PROBLEM TO SOLVE: Take each line that has the word "this" and return it.

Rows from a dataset
* START *

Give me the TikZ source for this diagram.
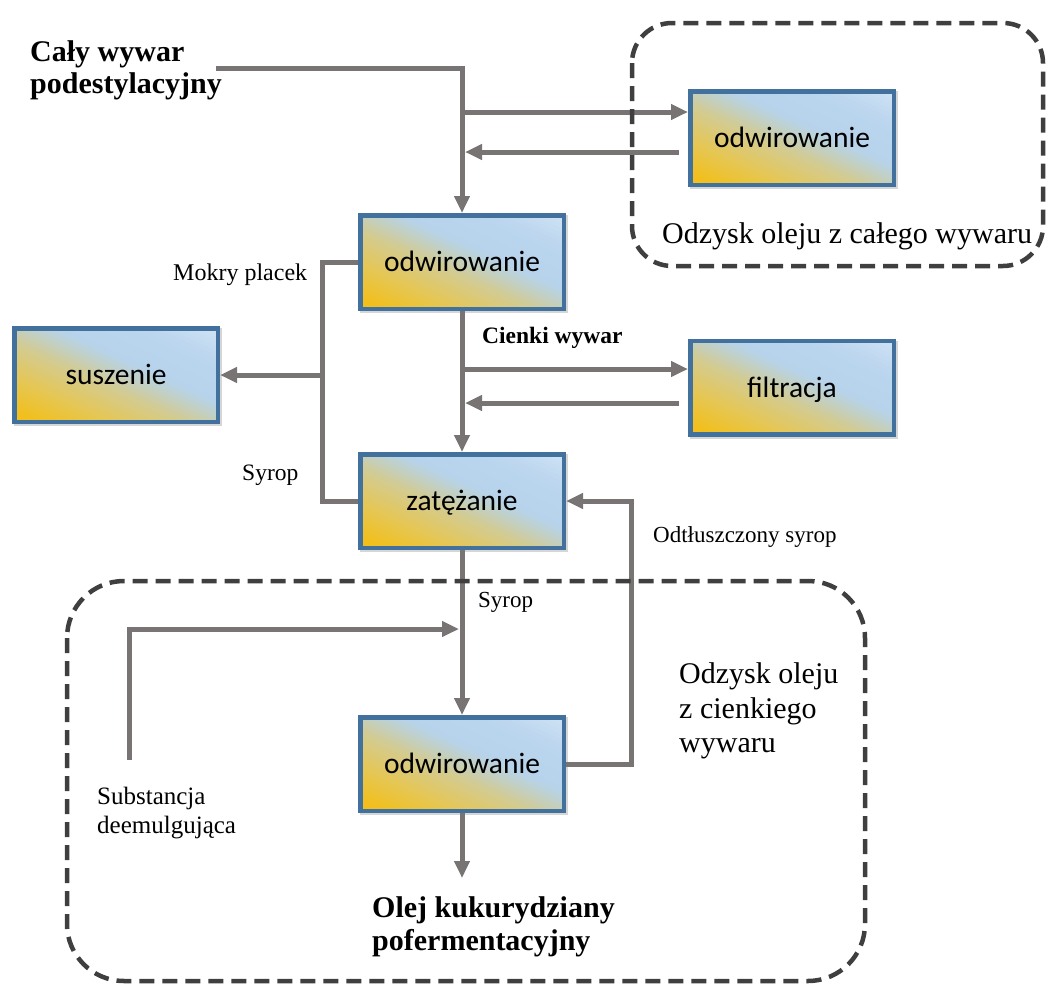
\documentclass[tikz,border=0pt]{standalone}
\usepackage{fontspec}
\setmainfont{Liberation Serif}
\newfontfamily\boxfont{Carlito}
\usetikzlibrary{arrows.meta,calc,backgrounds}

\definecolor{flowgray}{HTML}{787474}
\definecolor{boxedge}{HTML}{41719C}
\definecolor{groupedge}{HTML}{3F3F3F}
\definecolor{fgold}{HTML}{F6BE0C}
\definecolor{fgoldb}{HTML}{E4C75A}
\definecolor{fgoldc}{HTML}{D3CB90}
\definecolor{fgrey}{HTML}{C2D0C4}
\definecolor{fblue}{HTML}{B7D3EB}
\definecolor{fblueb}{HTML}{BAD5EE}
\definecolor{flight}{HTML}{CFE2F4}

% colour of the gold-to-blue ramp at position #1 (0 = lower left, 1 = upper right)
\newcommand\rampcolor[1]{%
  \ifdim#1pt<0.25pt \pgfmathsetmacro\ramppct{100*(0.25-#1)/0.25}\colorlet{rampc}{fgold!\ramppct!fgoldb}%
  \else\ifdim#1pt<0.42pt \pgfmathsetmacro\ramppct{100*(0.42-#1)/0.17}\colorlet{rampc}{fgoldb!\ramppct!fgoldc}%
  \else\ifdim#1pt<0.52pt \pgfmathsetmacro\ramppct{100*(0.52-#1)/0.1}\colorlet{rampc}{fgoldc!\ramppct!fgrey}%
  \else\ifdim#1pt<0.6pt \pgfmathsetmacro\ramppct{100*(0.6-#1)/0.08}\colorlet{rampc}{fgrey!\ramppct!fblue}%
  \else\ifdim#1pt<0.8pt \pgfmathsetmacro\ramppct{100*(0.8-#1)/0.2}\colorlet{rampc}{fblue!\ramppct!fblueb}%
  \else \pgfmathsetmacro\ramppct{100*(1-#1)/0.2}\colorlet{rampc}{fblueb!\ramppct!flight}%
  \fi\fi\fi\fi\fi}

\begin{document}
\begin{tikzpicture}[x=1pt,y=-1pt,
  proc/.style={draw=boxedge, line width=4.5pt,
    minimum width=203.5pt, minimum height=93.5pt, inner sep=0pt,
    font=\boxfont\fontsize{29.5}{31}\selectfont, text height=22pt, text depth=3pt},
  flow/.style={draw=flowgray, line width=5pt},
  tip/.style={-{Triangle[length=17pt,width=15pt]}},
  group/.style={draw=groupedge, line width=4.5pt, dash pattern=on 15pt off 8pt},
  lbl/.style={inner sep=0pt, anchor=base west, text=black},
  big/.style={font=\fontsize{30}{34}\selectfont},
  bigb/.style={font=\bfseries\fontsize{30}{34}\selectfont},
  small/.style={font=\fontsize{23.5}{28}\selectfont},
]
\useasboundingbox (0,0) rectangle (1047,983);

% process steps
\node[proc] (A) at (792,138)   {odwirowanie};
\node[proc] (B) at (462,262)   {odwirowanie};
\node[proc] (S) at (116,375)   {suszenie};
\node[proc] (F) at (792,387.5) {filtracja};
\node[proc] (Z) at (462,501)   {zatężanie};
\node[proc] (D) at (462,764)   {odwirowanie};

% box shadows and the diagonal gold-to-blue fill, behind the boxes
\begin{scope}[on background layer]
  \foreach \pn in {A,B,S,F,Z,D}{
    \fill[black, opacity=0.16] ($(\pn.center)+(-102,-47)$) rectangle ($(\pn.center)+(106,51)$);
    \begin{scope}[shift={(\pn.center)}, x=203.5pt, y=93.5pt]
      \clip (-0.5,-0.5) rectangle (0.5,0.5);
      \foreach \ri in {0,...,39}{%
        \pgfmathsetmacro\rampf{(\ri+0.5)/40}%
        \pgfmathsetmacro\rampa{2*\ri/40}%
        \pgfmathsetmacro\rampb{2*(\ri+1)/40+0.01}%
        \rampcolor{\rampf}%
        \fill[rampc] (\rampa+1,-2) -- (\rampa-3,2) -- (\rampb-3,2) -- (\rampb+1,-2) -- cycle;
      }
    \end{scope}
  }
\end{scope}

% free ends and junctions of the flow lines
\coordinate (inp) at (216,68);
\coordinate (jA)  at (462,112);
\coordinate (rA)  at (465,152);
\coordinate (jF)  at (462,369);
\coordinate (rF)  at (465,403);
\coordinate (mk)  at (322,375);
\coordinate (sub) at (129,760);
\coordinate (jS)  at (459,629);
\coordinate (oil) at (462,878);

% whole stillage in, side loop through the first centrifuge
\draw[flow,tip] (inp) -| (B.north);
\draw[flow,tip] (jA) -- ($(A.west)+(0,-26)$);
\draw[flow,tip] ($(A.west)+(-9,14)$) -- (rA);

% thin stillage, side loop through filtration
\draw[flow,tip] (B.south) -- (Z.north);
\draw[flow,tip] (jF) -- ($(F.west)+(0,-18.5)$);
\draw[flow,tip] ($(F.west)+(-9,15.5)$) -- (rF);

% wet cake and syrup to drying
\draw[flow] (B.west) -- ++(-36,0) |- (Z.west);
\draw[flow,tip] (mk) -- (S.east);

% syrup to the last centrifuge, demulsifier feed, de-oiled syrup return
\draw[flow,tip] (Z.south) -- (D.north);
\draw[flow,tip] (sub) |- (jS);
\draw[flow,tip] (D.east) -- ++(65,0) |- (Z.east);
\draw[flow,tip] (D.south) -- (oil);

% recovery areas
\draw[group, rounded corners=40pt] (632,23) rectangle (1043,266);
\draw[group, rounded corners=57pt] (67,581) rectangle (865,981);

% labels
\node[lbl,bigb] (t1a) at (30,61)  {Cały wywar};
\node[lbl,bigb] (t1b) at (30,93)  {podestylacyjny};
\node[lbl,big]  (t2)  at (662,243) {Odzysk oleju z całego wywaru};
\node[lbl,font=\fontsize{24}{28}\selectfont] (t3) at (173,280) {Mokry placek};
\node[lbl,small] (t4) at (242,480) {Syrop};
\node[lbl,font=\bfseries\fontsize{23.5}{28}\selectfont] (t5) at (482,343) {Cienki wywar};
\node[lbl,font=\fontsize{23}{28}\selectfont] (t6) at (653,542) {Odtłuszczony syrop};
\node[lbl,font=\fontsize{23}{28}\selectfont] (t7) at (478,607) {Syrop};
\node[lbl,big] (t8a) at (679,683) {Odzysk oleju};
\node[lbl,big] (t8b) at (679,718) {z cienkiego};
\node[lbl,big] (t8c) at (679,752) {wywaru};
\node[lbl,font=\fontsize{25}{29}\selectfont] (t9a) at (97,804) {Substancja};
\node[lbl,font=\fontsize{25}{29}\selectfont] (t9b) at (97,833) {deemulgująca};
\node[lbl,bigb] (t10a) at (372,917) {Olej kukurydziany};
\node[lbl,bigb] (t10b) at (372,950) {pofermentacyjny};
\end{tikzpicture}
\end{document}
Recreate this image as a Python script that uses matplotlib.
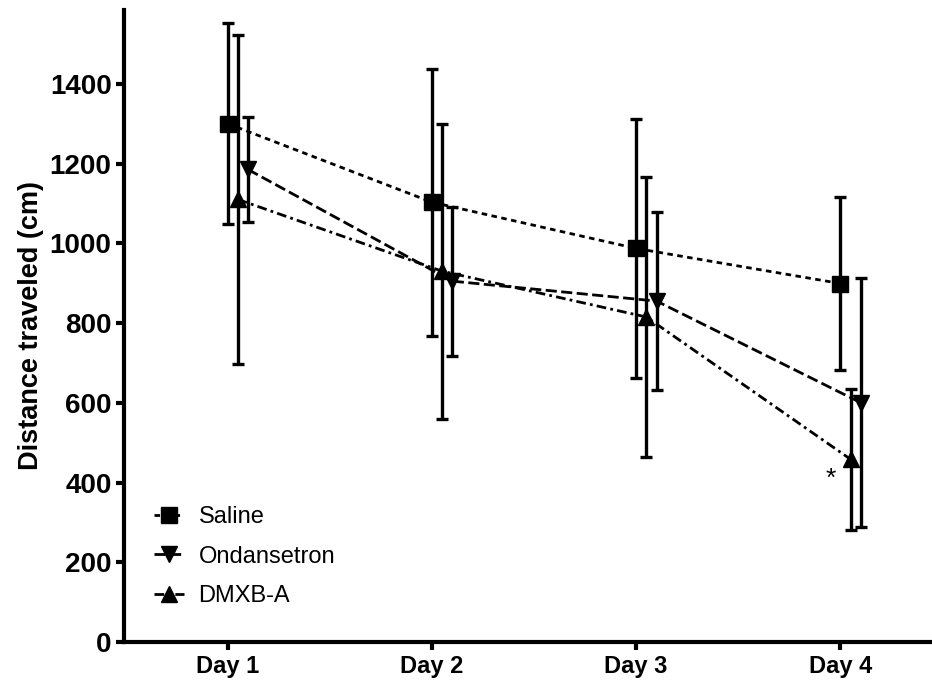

* END *

ANSWER FOR THE TASK:
Give me the TikZ source for this diagram.
Recreate this image as a Python script that uses matplotlib.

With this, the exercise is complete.